5. Establish a team and clear leadership
Next, SMEs need to assemble a dedicated team to implement the digital transformation strategy. If you already have appropriately qualified employees in-house, responsibilities may be assigned according to your plan.
However, in the event, you do not have the necessary talent on-site, consider hiring a reliable technology provider. Choose a partner who understands and supports your business objectives and can deliver upon your expectations.
At this stage, reaffirming leadership roles and responsibility, ideally at board level. Your selected partner may also offer a “CIO as a service” which may be a viable alternative for your organisation instead of appointing internal leadership.

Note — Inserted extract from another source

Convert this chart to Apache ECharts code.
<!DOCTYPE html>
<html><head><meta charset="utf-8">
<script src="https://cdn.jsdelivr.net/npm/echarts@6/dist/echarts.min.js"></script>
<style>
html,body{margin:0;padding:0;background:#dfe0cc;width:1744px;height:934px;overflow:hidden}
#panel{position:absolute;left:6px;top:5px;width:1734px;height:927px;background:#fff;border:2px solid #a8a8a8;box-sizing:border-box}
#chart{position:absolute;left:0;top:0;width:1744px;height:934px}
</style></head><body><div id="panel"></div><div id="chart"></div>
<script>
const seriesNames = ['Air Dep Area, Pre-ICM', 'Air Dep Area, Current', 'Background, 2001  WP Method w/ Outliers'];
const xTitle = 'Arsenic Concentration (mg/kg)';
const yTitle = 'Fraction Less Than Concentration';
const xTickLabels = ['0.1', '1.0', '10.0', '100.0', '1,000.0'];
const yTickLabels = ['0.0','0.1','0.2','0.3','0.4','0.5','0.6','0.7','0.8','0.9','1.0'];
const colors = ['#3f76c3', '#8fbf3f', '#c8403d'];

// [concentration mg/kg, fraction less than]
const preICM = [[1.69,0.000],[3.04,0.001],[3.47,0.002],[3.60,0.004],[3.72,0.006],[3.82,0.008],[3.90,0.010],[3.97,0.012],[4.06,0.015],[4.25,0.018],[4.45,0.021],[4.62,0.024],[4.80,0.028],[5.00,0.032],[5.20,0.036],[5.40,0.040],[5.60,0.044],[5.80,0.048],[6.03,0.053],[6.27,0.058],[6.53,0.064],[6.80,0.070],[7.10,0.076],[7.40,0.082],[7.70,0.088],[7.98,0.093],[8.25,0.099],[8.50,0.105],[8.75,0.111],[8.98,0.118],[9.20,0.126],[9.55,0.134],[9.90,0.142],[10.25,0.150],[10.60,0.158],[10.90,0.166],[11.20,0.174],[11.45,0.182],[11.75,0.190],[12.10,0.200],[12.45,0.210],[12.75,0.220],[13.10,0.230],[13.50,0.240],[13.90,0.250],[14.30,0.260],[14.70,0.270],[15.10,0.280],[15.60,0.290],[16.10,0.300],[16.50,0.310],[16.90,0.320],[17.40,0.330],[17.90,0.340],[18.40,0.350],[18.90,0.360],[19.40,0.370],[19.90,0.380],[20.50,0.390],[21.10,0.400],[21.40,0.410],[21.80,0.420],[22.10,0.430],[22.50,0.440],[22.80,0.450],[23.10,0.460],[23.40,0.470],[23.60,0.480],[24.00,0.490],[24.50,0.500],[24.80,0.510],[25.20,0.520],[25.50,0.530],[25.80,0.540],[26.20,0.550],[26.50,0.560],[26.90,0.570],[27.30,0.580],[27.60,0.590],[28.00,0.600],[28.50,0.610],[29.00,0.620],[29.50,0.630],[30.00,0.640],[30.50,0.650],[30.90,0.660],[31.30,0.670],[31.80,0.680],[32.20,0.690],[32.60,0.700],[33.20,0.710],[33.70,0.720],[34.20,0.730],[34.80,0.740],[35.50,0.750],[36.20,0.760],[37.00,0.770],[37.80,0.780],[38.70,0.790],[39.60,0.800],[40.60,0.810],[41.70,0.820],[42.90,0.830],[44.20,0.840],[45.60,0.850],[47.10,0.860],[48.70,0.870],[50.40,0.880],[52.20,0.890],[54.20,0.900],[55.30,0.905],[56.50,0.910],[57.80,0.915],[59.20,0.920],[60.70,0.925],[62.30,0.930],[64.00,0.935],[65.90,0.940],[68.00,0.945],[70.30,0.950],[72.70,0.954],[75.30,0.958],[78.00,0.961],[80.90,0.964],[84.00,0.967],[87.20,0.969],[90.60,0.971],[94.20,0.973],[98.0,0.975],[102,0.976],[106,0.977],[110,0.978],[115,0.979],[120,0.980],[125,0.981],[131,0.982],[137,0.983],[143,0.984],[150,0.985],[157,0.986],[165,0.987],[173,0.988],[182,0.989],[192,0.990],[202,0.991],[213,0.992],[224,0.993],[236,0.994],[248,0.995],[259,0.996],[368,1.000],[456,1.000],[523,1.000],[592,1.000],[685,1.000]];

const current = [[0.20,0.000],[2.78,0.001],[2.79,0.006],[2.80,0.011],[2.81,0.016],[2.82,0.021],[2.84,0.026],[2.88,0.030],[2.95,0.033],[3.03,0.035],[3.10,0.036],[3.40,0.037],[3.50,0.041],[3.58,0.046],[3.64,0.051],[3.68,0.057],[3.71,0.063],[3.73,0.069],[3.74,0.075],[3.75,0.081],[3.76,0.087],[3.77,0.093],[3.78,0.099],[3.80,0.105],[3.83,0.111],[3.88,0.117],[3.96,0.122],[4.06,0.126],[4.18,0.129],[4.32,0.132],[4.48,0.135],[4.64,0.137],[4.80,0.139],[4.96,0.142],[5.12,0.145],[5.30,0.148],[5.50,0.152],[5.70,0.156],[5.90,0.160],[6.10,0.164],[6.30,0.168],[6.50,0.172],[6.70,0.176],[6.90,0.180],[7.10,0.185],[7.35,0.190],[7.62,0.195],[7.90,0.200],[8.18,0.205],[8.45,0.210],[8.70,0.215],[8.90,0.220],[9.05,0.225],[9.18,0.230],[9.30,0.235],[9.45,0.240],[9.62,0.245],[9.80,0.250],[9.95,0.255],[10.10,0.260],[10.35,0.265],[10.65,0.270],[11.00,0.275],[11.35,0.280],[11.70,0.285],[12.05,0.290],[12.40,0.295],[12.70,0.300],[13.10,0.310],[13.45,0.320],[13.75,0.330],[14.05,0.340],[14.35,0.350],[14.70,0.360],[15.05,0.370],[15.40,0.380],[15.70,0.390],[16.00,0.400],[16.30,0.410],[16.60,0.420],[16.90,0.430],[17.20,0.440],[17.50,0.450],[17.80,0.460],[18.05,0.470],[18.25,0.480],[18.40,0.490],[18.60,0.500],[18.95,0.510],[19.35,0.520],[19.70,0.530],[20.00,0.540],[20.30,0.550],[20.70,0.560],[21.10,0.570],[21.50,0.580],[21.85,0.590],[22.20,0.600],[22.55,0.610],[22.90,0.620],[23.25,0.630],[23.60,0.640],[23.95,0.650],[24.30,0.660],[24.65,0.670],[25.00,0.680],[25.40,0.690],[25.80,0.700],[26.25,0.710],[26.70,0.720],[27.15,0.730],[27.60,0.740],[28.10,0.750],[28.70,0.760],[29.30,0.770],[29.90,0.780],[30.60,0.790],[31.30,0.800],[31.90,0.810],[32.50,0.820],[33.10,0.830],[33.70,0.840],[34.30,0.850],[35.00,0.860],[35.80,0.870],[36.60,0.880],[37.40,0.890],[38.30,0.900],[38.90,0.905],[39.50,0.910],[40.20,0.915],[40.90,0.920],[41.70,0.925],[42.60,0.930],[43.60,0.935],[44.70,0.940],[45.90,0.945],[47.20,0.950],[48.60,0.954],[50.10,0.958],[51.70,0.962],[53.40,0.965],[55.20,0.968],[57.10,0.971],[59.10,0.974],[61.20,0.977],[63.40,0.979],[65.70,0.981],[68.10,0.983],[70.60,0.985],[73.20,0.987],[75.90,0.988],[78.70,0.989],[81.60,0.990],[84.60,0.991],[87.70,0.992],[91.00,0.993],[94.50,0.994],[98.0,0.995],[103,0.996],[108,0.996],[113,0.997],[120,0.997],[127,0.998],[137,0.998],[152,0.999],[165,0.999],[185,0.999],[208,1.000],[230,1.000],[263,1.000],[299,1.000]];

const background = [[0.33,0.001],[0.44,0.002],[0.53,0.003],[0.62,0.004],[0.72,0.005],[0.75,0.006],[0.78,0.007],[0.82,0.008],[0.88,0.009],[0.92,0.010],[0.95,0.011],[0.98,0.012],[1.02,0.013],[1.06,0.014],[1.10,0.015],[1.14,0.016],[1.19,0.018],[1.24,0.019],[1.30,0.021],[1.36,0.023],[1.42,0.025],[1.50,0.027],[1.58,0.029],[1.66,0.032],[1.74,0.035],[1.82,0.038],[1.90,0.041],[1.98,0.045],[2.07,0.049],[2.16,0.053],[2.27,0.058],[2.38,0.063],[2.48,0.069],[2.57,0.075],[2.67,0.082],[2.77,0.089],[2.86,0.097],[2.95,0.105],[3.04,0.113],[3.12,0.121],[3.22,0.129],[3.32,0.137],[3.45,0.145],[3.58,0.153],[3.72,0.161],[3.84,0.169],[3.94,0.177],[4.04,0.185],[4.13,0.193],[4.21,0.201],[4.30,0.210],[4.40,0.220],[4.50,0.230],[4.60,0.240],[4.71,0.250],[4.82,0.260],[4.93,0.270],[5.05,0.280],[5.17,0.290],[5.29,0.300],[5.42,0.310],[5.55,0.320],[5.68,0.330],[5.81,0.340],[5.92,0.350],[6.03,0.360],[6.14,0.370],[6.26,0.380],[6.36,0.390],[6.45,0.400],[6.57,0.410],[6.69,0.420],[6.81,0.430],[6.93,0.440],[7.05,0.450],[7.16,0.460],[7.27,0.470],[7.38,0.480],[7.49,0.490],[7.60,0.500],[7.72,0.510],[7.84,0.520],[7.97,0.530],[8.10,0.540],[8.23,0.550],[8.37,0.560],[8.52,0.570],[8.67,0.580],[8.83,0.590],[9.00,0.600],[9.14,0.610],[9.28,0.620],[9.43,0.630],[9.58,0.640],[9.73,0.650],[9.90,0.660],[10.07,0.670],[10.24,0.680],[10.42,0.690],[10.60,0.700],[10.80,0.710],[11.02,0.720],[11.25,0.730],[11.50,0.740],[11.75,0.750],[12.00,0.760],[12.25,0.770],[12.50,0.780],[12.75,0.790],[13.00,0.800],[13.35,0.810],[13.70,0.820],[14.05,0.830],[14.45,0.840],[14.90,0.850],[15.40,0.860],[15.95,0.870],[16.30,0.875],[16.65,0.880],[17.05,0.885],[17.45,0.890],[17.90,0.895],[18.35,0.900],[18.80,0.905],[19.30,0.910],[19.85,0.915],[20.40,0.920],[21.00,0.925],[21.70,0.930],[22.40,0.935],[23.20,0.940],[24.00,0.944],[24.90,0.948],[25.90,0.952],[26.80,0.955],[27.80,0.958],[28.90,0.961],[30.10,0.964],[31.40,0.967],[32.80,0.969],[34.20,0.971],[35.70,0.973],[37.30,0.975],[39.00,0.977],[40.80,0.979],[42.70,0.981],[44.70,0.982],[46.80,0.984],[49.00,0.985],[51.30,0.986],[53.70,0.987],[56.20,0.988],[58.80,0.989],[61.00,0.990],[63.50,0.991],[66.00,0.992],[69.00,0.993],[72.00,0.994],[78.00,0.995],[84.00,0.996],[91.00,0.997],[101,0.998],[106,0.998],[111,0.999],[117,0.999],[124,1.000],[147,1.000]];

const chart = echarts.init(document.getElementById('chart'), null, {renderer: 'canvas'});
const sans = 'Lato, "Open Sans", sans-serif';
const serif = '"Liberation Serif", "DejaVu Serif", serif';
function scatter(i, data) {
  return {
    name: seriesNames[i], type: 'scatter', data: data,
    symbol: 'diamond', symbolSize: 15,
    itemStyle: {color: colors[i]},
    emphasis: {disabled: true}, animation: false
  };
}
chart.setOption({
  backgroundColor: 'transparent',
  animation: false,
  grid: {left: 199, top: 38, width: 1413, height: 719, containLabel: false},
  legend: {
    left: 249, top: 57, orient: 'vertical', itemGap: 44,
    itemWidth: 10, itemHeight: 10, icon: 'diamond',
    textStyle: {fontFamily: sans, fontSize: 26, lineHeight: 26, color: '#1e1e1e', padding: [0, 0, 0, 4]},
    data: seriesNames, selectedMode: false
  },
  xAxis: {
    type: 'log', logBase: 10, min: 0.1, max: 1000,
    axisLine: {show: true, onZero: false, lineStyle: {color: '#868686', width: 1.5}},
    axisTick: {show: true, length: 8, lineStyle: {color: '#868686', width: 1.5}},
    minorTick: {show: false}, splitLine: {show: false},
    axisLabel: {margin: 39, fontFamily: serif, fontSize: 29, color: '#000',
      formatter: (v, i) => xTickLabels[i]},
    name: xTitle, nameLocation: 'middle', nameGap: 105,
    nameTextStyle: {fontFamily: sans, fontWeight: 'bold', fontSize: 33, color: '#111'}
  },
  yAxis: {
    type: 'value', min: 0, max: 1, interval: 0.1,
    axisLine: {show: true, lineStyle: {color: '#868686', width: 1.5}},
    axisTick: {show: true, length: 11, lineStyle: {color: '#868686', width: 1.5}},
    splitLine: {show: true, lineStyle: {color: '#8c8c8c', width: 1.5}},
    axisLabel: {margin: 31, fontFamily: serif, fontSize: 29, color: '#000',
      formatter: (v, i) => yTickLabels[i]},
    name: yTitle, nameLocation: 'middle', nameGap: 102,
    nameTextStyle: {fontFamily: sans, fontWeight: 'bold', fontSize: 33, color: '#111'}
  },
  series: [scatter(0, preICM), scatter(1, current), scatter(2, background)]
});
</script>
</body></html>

6. Set a realistic budget for your transformation
It would be impossible to transform your organisation without an appropriate amount of investment. For organisations embarking on a digital transformation initiative, it would be sensible to dedicate strategic funding to their efforts, as opposed to just a share of the total IT budget.
A dedicated budget will also serve to focus attention on the transformation, preventing it being viewed as merely a lengthy IT modernisation project.
7. Empower and educate your employees and stakeholders
Employees may think your digital transformation initiative is great — but then return to their daily tasks. For them, change equals risk, which could lead to inertia, and finally, failure.
An organisation’s transformation efforts can go in vain if the employees are unwilling to adapt to the change. Hence, it is important to ensure your business culture aligns with the transformation.
SMEs need to educate their employees to understand the advantages of the new tools and technologies and work efficiently within the new ecosystem.
It would be sensible for business to ensure time is spent with employees to build a storyline to help them connect emotionally with corporate vision. By creating a path they trust and talking about what won’t change, employees will gain surety and confidence.